This week’s treasury news round-up

Google sending money as sound, predictions around the Bank of Japan’s (BoJ) monetary policy meeting and the FCA’s approach to PSD2 all hit the latest headlines in the world of treasury this week.


A change in Japan’s monetary policy is unlikely, argues industry expert

Ahead of the Bank of Japan’s (BoJ) monetary policy meeting on 20-21 September, Katsunori Kitakura, lead strategist at SuMi TRUST, argues that despite robust economic growth in the Japanese economy, low inflation means that a change in monetary policy is unlikely.

“We expect the BoJ to leave monetary policy unchanged at its next monetary policy meeting on 20-21 September,” he says.

“Although the Japanese economy is recovering steadily, primarily driven by domestic demand, this is not having as much of an effect on prices as predicted. Therefore we believe it is likely that easing will continue and there will not be a move towards tapering yet,” says Kitakura.

The Q2 real GDP growth rate was up 2.5% year-on-year and economic growth accelerated from the previous quarter as GDP growth was reported at 1.2% year-on-year in Q1.

Domestic demand – which grew by 3.7% in Q2 2017 – and personal consumption, in particular supported this recovery.

“These latest positive GDP figures mean it is possible that the real GDP growth rate can be expected to continue rising going forward,” says Kitakura.

“However, when it comes to prices, we have seen core CPI growth remain quite flat. There has been a lack of stimulus to push prices up, aside from energy prices which have been on the rise, and this has contributed to a continued lackluster environment.

“As a result, we think price forecasts will be maintained at current levels. This means that there is high probability we will not see any big changes in monetary policy,” he adds.

Google India sends money as sound in new payment service

Google has launched a payments service called “Tez” for India that allows users to send money as sound in a pilot that it plans to roll out in other countries.

The technology enables digital money transfers using ultrasonic audio QR codes between two devices.
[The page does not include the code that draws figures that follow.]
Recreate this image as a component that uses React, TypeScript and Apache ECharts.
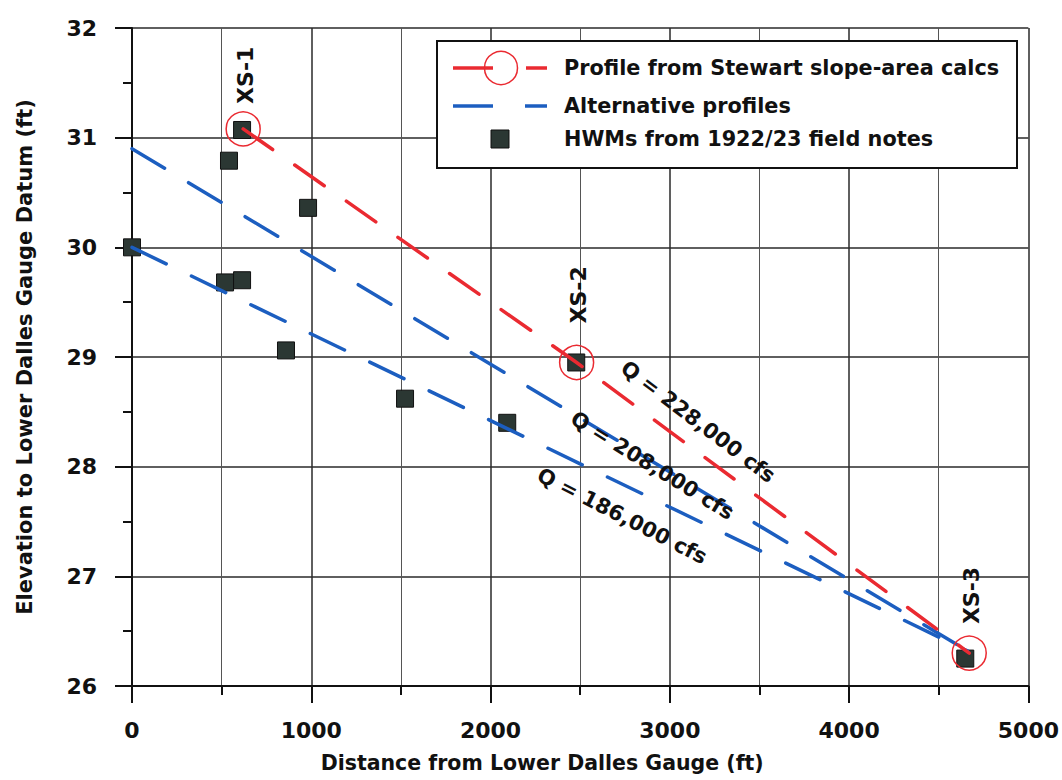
import React, { useEffect, useRef } from "react";
import * as echarts from "echarts";

// High-water marks from 1922/23 field notes
const hwmX = [0, 541, 519, 614, 614, 859, 982, 1523, 2093, 2478, 4648];
const hwmY = [30.0, 30.79, 29.68, 29.7, 31.07, 29.06, 30.36, 28.62, 28.4, 28.95, 26.25];

// Profile from Stewart slope-area calcs (cross sections)
const stewartX = [620, 2480, 4670];
const stewartY = [31.08, 28.95, 26.3];
const xsLabels = ["XS-1", "XS-2", "XS-3"];

// Alternative profiles
const alt208X = [0, 4660];
const alt208Y = [30.9, 26.32];
const alt186X = [0, 4660];
const alt186Y = [30.0, 26.32];

// Discharge annotations (placed along each profile)
const qLabels = ["Q = 228,000 cfs", "Q = 208,000 cfs", "Q = 186,000 cfs"];
const qLabelX = [3158, 2902, 2734];
const qLabelY = [28.41, 28.01, 27.55];

const legendLabels = [
  "Profile from Stewart slope-area calcs",
  "Alternative profiles",
  "HWMs from 1922/23 field notes",
];

const RED = "#ea2a31";
const BLUE = "#1c5ec0";
const FONT = '"DejaVu Sans", Arial, sans-serif';

const zip = (xs: number[], ys: number[]) => xs.map((x, i) => [x, ys[i]]);

export default function App() {
  const ref = useRef<HTMLDivElement>(null);

  useEffect(() => {
    document.body.style.margin = "0";
    const chart = echarts.init(ref.current!, undefined, { renderer: "svg" });

    const axisText = { fontFamily: FONT, fontWeight: "bold", fontSize: 22, color: "#111" };

    chart.setOption({
      animation: false,
      backgroundColor: "#fff",
      grid: { left: 132, right: 33, top: 28, bottom: 94 },
      xAxis: {
        type: "value",
        min: 0,
        max: 5000,
        interval: 1000,
        name: "Distance from Lower Dalles Gauge (ft)",
        nameLocation: "middle",
        nameGap: 66,
        nameTextStyle: {
          fontFamily: FONT,
          fontWeight: "bold",
          fontSize: 20.5,
          color: "#111",
          padding: [0, 76, 0, 0],
        },
        axisLine: { onZero: false, lineStyle: { color: "#111", width: 2 } },
        axisTick: { length: 17, lineStyle: { color: "#111", width: 2 } },
        minorTick: { show: true, splitNumber: 2, length: 9, lineStyle: { color: "#111", width: 2 } },
        splitLine: { show: true, lineStyle: { color: "#2a2a2a", width: 1.5 } },
        minorSplitLine: { show: true, lineStyle: { color: "#555", width: 1 } },
        axisLabel: { ...axisText, margin: 33, formatter: (v: number) => String(v) },
      },
      yAxis: {
        type: "value",
        min: 26,
        max: 32,
        interval: 1,
        name: "Elevation to Lower Dalles Gauge Datum (ft)",
        nameLocation: "middle",
        nameGap: 97,
        nameTextStyle: { fontFamily: FONT, fontWeight: "bold", fontSize: 21, color: "#111" },
        axisLine: { onZero: false, lineStyle: { color: "#111", width: 2 } },
        axisTick: { length: 17, lineStyle: { color: "#111", width: 2 } },
        minorTick: { show: true, splitNumber: 2, length: 9, lineStyle: { color: "#111", width: 2 } },
        splitLine: { show: true, lineStyle: { color: "#2a2a2a", width: 1.5 } },
        minorSplitLine: { show: false },
        axisLabel: { ...axisText, margin: 35, formatter: (v: number) => String(v) },
      },
      series: [
        {
          name: "HWMs from 1922/23 field notes",
          type: "scatter",
          data: zip(hwmX, hwmY),
          symbol: "rect",
          symbolSize: 17,
          itemStyle: { color: "#2b3733", borderColor: "#111", borderWidth: 1, opacity: 1 },
          z: 2,
        },
        {
          name: "Q = 208,000 cfs",
          type: "line",
          data: zip(alt208X, alt208Y),
          showSymbol: false,
          symbol: "none",
          lineStyle: { color: BLUE, width: 3.5, type: [38, 28], cap: "round" },
          z: 3,
        },
        {
          name: "Q = 186,000 cfs",
          type: "line",
          data: zip(alt186X, alt186Y),
          showSymbol: false,
          symbol: "none",
          lineStyle: { color: BLUE, width: 3.5, type: [38, 28], cap: "round" },
          z: 3,
        },
        {
          name: "Profile from Stewart slope-area calcs",
          type: "line",
          data: zip(stewartX, stewartY),
          symbol: "circle",
          symbolSize: 34,
          itemStyle: { color: "rgba(0,0,0,0)", borderColor: RED, borderWidth: 1.5 },
          lineStyle: { color: RED, width: 3.5, type: [36, 27], cap: "round" },
          z: 4,
        },
      ],
    });

    // annotations anchored on data coordinates
    const px = (x: number, y: number) => chart.convertToPixel({ gridIndex: 0 }, [x, y]) as number[];
    const angleOf = (x1: number, y1: number, x2: number, y2: number) => {
      const a = px(x1, y1);
      const b = px(x2, y2);
      return -Math.atan2(b[1] - a[1], b[0] - a[0]);
    };
    const qAngles = [
      angleOf(stewartX[1], stewartY[1], stewartX[2], stewartY[2]),
      angleOf(alt208X[0], alt208Y[0], alt208X[1], alt208Y[1]),
      angleOf(alt186X[0], alt186Y[0], alt186X[1], alt186Y[1]),
    ];
    const xsGap = [25, 39, 29];

    const graphics: any[] = [];
    stewartX.forEach((x, i) => {
      const p = px(x, stewartY[i]);
      graphics.push({
        type: "text",
        x: p[0] + 2,
        y: p[1] - xsGap[i],
        rotation: Math.PI / 2,
        z: 10,
        style: {
          text: xsLabels[i],
          fontFamily: FONT,
          fontWeight: "bold",
          fontSize: 22,
          fill: "#111",
          align: "left",
          verticalAlign: "middle",
        },
      });
    });
    qLabels.forEach((t, i) => {
      const p = px(qLabelX[i], qLabelY[i]);
      graphics.push({
        type: "text",
        x: p[0],
        y: p[1],
        rotation: qAngles[i] - (i === 2 ? 0.02 : 0.01),
        z: 10,
        style: {
          text: t,
          fontFamily: FONT,
          fontWeight: "bold",
          fontSize: 21,
          fill: "#111",
          align: "center",
          verticalAlign: "middle",
        },
      });
    });

    // legend box
    const lx = 437, ly = 41, lw = 580, lh = 127;
    graphics.push({
      type: "rect",
      shape: { x: lx, y: ly, width: lw, height: lh },
      style: { fill: "#fff", stroke: "#111", lineWidth: 2 },
      z: 20,
    });
    const rowY = [68, 106, 139];
    graphics.push(
      { type: "line", shape: { x1: 453, y1: rowY[0], x2: 493, y2: rowY[0] }, style: { stroke: RED, lineWidth: 3.5 }, z: 21 },
      { type: "line", shape: { x1: 526, y1: rowY[0], x2: 547, y2: rowY[0] }, style: { stroke: RED, lineWidth: 3.5 }, z: 21 },
      { type: "circle", shape: { cx: 501, cy: rowY[0], r: 16.5 }, style: { fill: "none", stroke: RED, lineWidth: 1.5 }, z: 21 },
      { type: "line", shape: { x1: 453, y1: rowY[1], x2: 493, y2: rowY[1] }, style: { stroke: BLUE, lineWidth: 3.5 }, z: 21 },
      { type: "line", shape: { x1: 525, y1: rowY[1], x2: 547, y2: rowY[1] }, style: { stroke: BLUE, lineWidth: 3.5 }, z: 21 },
      { type: "rect", shape: { x: 491, y: rowY[2] - 9, width: 18, height: 18 }, style: { fill: "#2b3733", stroke: "#111", lineWidth: 1 }, z: 21 }
    );
    legendLabels.forEach((t, i) => {
      graphics.push({
        type: "text",
        x: 564,
        y: rowY[i],
        z: 22,
        style: {
          text: t,
          fontFamily: FONT,
          fontWeight: "bold",
          fontSize: 20.8,
          fill: "#111",
          align: "left",
          verticalAlign: "middle",
        },
      });
    });

    chart.setOption({ graphic: graphics });

    return () => chart.dispose();
  }, []);

  return (
    <div
      ref={ref}
      style={{ position: "absolute", left: 0, top: 0, width: 1062, height: 780, background: "#fff" }}
    />
  );
}
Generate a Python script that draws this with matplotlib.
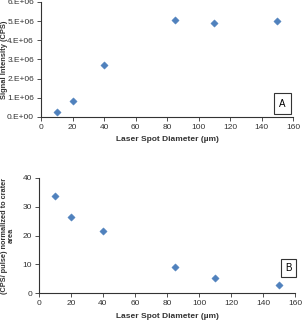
import math
import matplotlib
matplotlib.use("Agg")
import matplotlib.pyplot as plt
from matplotlib.ticker import FuncFormatter

plt.rcParams['font.family'] = ['Liberation Sans Narrow', 'Liberation Sans', 'DejaVu Sans']

spot_diam = [10, 20, 40, 85, 110, 150]
signal_cps = [0.27e6, 0.83e6, 2.7e6, 5.07e6, 4.9e6, 5.0e6]
normalized = [33.8, 26.4, 21.6, 9.0, 5.1, 2.8]

xticks = [0, 20, 40, 60, 80, 100, 120, 140, 160]
yticks_a = [0, 1e6, 2e6, 3e6, 4e6, 5e6, 6e6]
yticks_b = [0, 10, 20, 30, 40]

color = '#4F81BD'
fs = 6
txt = '#333333'

fig = plt.figure(figsize=(3.02, 3.21), dpi=100)
ax1 = fig.add_axes([41/302, 1-117/321, (293-41)/302, (117-2)/321])
ax2 = fig.add_axes([39/302, 1-293/321, (295-39)/302, (293-178)/321])

def sci(v, pos):
    if v == 0:
        return '0.E+00'
    exp = int(math.floor(math.log10(abs(v)) + 1e-9))
    m = v / 10**exp
    return f'{m:.0f}.E+{exp:02d}'

for ax, vals in ((ax1, signal_cps), (ax2, normalized)):
    ax.scatter(spot_diam, vals, marker='D', s=14, color=color, edgecolors=color,
               linewidths=0.3, zorder=3, clip_on=False)
    ax.set_xlim(0, 160)
    ax.set_xticks(xticks)
    for s in ('top', 'right'):
        ax.spines[s].set_visible(False)
    for s in ('left', 'bottom'):
        ax.spines[s].set_color(txt)
        ax.spines[s].set_linewidth(0.8)
    ax.tick_params(direction='out', length=3, width=0.6, labelsize=fs, colors=txt, pad=2)
    ax.set_xlabel('Laser Spot Diameter (\u00b5m)', fontsize=fs, fontweight='bold', color=txt, labelpad=4)

ax1.set_ylim(0, 6e6)
ax1.set_yticks(yticks_a)
ax1.yaxis.set_major_formatter(FuncFormatter(sci))
ax1.set_ylabel('Signal Intensity (CPS)', fontsize=5.4, fontweight='bold', color=txt, va='center')
ax1.yaxis.set_label_coords(-0.143, 0.5)

ax2.set_ylim(0, 40)
ax2.set_yticks(yticks_b)
ax2.set_ylabel('(CPS/ pulse) normalized to crater\narea', fontsize=5.3, fontweight='bold',
               color=txt, linespacing=1.05, va='center')
ax2.yaxis.set_label_coords(-0.122, 0.5)

ax1.text(0.958, 0.117, 'A', transform=ax1.transAxes, fontsize=7, ha='center', va='center',
         bbox=dict(boxstyle='square,pad=0.55', fc='white', ec=txt, lw=0.8))
ax2.text(0.973, 0.217, 'B', transform=ax2.transAxes, fontsize=7, ha='center', va='center',
         bbox=dict(boxstyle='square,pad=0.45', fc='white', ec=txt, lw=0.8))

fig.savefig('out.png', dpi=100)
Tez, the Hindi word for “fast”, requires users to possess either an iOS or Android device equipped with a microphone and speakers, download an app and then link their device to their bank accounts and the Unified Payments Interface employed by 55 local Indian banks.

Once users have downloaded the ‘Tez’ app, they can make peer-to-peer payments to other Tez users. For remote transfers, users can enter a recipient’s phone number.

The feature is similar to cash transactions which don’t require the exchange of personal details such as bank account information.

The FCA published its approach to implementing PSD2 

The UK regulator, the Financial Conduct Authority (FCA), published its finalised approach to implementing the EU’s Payment Services Directive (PSD2) on Tuesday.

More services will be brought within the FCA’s scope by PSD2, including account aggregation services which aim to help consumers manage finances via one location, and services that allow consumers to make payments in different ways online, without using a credit or debit card.

Christopher Woolard, executive director of strategy and competition at the FCA, said in a statement: “Competition in the retail banking and payments is vital to UK consumers and the wider economy.”

The EU regulation builds on this by giving consumers more choice around how they manage their payments and bank accounts.

It also brings in some “important” protections for consumers and seeks to increase the security of payments, Woolard argued.

“Firms should make sure they know what’s required of them to be ready for the new regime. We will continue to monitor closely whether competition in the market improves in the interests of consumers,” he said.

“It requires existing payment institutions and e-money institutions to be re-authorised or re-registered. Firms should consider whether they now need to seek authorisation or registration because of changes to the scope of regulation made by PSD2. This includes businesses providing account aggregation or online payment initiation services. Applications will open on 13 October 2017,” added Woolard.

Industry is not ready for a robot hack treat, warns cyber security experts

Users of industrial robots from manufacturing to healthcare are unprepared for the real risk of a hacking attack, a leading cyber security expert warned on Monday.

With the worldwide number of robots in smart factories now topping a million, Ross Thomson cites a lack of awareness as the reason most operators haven’t tackled the threat.

“Many firms believe hackers only want personal or financial data, but there is a credible risk to industrial robots,” says Thomson, principal consultant at Amethyst Risk Management, which advises government and industry on cyber security.

He points out the risk is growing as robots, like other devices, are increasingly connected to wider networks and the internet. That gives hackers more ways in, and the consequences are potentially disastrous.

In one example, attackers locked up a robotic assembly plant in Mexico and demanded a ransom from the operators. Mr Thomson also highlights the safety risk for human factory operatives if a robot were to be hacked.

Lack of awareness and preparedness for a cyber attack extends to robot makers. Mr Thomson points to an experiment where researchers hacked a robotic arm and forced it to mis-perform, compelling its manufacturer to plug the security hole.